--- Begin ---

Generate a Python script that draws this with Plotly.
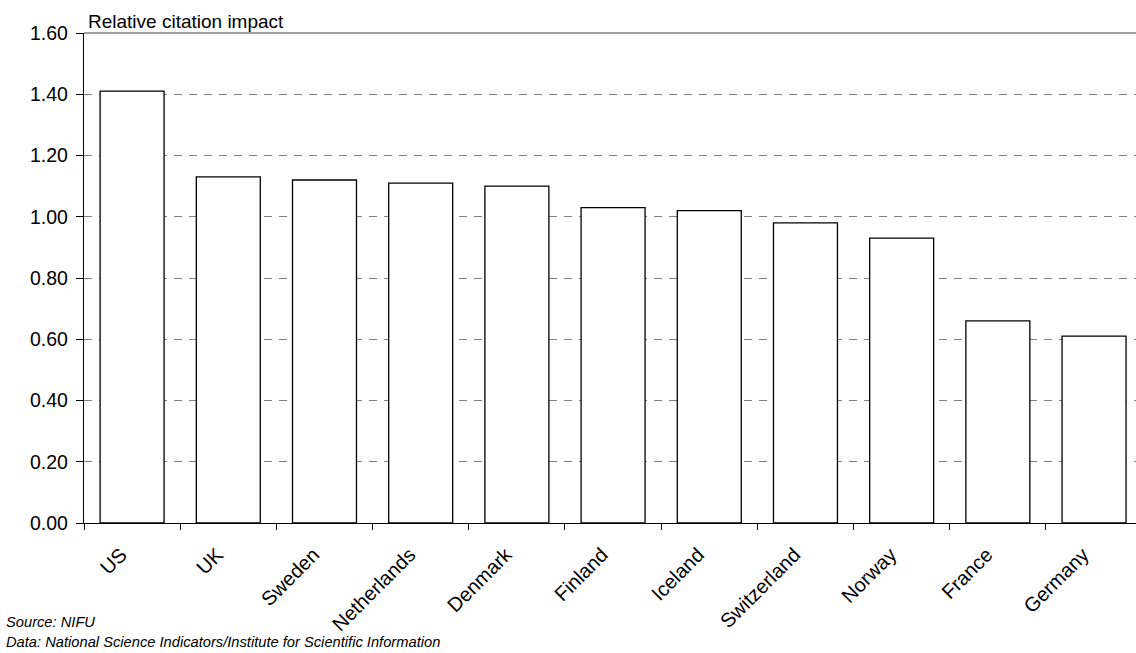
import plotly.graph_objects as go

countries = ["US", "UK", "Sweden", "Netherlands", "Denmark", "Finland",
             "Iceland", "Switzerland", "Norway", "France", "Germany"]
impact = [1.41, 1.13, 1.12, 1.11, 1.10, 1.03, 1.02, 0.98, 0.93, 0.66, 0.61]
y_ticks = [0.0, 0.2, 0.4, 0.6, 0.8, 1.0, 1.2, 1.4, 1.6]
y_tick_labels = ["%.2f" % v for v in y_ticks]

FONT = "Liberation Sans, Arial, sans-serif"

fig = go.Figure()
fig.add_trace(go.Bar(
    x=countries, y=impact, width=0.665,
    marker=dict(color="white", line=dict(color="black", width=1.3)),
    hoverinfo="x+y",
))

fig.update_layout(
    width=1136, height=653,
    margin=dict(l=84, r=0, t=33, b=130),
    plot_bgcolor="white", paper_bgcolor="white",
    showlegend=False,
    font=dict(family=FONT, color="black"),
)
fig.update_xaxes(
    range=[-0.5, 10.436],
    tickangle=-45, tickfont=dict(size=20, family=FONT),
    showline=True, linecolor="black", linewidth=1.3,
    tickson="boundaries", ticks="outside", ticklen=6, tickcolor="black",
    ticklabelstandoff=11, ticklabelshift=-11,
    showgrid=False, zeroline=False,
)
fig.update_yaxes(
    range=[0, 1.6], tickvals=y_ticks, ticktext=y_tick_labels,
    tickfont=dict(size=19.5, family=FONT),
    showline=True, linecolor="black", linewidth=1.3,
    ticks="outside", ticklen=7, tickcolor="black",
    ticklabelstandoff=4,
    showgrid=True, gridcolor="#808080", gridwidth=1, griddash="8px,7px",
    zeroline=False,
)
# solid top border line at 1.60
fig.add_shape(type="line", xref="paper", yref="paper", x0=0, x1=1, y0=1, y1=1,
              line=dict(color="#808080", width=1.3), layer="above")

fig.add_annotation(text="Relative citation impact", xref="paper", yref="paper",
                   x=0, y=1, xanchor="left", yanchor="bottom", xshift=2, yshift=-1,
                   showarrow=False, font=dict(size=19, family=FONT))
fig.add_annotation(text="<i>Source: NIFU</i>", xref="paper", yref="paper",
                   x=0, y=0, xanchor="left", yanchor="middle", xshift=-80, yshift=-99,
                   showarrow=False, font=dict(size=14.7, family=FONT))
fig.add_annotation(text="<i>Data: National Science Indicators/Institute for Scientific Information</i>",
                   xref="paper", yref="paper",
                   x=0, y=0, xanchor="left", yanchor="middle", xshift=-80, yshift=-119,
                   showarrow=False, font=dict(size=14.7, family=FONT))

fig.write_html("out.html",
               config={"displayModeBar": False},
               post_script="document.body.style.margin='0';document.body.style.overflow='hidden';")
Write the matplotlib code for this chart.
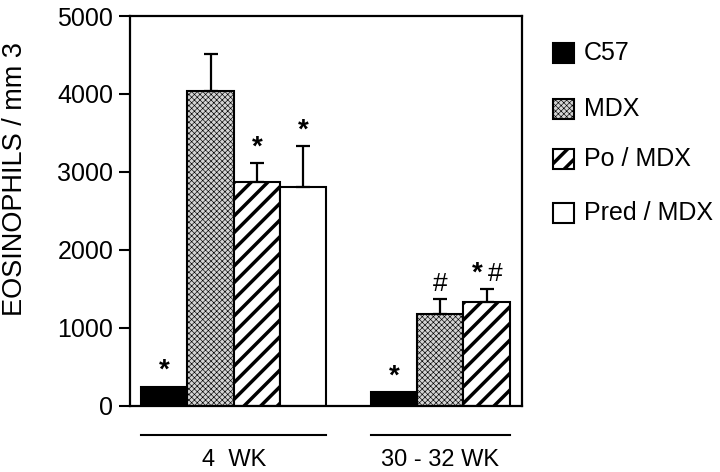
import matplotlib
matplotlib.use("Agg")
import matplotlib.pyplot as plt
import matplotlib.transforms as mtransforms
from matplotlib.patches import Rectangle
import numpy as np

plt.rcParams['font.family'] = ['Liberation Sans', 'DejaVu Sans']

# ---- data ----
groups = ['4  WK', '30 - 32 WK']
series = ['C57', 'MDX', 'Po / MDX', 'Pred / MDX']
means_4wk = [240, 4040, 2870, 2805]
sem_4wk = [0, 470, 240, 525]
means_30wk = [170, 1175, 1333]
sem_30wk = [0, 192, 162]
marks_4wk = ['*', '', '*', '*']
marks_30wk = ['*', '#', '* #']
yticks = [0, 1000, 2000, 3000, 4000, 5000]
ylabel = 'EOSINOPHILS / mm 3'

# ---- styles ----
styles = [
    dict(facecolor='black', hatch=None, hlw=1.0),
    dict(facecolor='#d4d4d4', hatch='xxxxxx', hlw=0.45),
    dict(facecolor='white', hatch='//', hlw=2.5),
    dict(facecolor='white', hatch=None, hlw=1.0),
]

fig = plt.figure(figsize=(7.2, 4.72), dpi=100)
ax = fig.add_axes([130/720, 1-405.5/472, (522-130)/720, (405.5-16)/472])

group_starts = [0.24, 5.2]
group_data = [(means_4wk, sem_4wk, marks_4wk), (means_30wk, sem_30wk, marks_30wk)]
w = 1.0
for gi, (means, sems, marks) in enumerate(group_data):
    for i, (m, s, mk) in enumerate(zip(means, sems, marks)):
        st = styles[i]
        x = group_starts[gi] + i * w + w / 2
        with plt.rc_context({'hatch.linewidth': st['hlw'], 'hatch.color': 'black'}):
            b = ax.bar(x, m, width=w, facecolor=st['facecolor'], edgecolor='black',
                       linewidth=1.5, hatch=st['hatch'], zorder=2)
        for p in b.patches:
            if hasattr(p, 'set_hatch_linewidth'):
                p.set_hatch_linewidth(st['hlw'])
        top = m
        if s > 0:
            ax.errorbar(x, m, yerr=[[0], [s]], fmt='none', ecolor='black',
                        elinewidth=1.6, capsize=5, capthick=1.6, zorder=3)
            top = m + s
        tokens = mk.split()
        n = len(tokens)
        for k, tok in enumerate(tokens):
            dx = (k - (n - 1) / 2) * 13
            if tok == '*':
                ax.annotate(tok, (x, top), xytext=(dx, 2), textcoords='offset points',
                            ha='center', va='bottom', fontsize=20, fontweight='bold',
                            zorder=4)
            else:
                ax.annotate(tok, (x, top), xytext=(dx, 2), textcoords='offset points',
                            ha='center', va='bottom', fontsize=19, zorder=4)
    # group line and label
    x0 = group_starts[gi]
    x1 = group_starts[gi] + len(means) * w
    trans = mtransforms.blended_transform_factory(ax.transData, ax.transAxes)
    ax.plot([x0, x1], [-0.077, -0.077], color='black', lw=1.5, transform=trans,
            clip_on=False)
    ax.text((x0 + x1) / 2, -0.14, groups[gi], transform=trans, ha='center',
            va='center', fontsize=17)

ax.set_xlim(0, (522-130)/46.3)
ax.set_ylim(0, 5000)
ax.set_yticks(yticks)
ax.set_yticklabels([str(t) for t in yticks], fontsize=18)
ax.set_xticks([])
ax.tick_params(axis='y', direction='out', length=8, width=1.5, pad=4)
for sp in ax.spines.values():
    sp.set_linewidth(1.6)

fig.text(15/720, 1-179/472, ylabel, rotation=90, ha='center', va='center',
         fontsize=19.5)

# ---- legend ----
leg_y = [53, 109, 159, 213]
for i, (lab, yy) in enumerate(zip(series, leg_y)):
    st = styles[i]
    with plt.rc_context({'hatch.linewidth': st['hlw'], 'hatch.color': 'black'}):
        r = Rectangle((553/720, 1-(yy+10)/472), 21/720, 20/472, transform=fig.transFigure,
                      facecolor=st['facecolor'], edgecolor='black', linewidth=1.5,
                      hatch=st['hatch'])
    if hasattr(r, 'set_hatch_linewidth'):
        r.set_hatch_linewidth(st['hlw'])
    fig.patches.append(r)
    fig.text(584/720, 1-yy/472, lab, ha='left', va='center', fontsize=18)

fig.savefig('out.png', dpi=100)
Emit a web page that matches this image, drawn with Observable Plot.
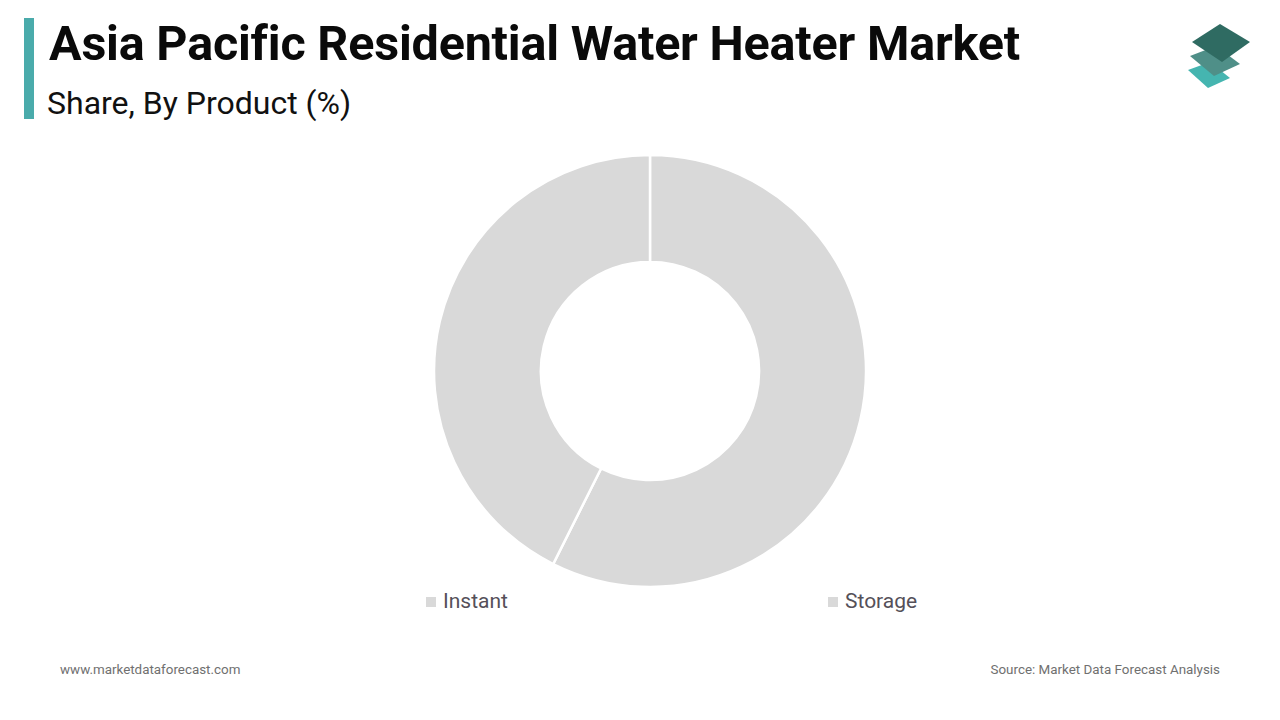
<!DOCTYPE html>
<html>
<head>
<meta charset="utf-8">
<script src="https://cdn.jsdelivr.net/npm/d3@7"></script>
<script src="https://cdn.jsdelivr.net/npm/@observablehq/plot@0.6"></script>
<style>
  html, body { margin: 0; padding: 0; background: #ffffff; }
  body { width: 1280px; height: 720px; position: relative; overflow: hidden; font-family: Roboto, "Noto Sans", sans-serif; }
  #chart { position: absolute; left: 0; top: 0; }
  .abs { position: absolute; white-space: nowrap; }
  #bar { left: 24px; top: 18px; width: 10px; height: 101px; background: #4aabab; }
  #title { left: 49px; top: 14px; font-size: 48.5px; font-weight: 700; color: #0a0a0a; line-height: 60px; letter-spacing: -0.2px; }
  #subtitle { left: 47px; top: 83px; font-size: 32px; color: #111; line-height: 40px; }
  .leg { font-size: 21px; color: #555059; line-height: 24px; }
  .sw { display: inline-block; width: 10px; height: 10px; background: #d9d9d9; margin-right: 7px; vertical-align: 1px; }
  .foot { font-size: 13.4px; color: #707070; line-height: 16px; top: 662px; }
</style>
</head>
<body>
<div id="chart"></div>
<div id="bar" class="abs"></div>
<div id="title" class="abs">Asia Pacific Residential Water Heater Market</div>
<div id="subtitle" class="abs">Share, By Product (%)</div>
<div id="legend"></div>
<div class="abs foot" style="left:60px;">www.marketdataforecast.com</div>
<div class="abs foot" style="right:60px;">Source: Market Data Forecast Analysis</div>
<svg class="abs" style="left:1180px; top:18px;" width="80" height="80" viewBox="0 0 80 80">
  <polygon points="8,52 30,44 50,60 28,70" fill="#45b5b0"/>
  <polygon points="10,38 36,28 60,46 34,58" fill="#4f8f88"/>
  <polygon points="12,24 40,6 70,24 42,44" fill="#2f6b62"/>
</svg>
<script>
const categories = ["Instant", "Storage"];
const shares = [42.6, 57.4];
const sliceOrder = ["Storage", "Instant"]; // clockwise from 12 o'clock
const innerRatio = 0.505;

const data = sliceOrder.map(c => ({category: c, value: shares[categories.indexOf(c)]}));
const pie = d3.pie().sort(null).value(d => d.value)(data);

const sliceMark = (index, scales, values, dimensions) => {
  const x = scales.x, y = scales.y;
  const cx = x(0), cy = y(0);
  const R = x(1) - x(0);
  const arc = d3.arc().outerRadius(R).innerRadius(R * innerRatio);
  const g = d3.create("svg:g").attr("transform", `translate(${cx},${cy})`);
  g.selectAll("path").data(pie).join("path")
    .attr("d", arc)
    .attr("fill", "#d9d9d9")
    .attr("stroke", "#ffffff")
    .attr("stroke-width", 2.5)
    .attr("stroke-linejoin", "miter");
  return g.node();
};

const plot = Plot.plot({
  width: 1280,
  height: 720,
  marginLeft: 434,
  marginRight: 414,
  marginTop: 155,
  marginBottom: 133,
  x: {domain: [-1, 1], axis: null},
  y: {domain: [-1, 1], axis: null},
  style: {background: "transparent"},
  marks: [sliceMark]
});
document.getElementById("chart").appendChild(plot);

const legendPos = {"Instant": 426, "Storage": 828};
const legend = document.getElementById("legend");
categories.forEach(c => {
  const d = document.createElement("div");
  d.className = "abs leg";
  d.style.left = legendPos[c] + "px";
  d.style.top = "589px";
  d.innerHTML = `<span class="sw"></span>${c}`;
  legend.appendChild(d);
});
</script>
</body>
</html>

--- End ---

## Description of the task
Leave out the pictures and repeat the lines from the start of the material through the line with "import plotly.graph_objects as go", inclusive.

## Written response
Generate a Python script that draws this with Plotly.
import plotly.graph_objects as go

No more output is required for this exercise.